Robert Vienneau said...

The classical theory of value makes no assumptions on returns to scale. Nobody can state assumptions or restrictions on tastes, technology, or endowments - the data of multigood neoclassical models - that rule out Sraffa effects.

I don't think what Gabriel says I think.

Gabriel said...

My comment was strictly related to the conditions under which supply alone determined prices. (E.g. the non-substitution theorem.)

This is precisely why I was curious about your views on Samuelson's article, which discusses head-on these particular cases of cost-determined price, if that's the right thing to call it.

The labor theory of value need not enter the discussion.

I have no interest in "Sraffa effects" at this point, unless these are causing the result in question.

Robert Vienneau said...

In the classical theory of value, "supply" alone does not determine prices. Natural prices are determined for a level of effectual demand. (See the Adam Smith quote in the original post.)

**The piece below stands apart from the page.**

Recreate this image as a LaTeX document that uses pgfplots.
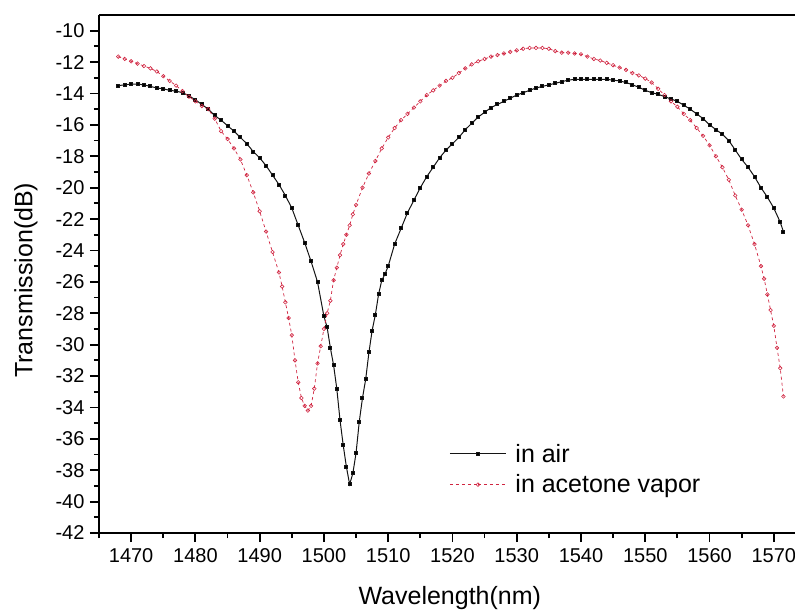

One might claim that for "neoclassical models" to be relevant "to the analysis of contemporary economies", they must exclude Sraffa effects. "Sraffa effects" is a generic term to include reswitching, reverse capital deepening, price Wicksell effects that go in a direction counter to outdated neoclassical intuition, etc. I took Gabriel to be saying I doubt the restrictions or assumptions needed to rule out Sraffa effects. But I do not think so, since no such assumptions have been stated.

I am away from my library and will not comment on Samuelson here.

Gabriel said...

Oh, I understand what you mean now, (I think!). Thanks!

The emphasis I was missing was on "natural". Oh, well, back to square 1.

Btw, regarding Samuelson, beyond the Leg paper, there's his 59 paper referenced there. Your comments on both of them would be most interesting! (I see there are quite a few replies to the 59 paper, I forget its name.)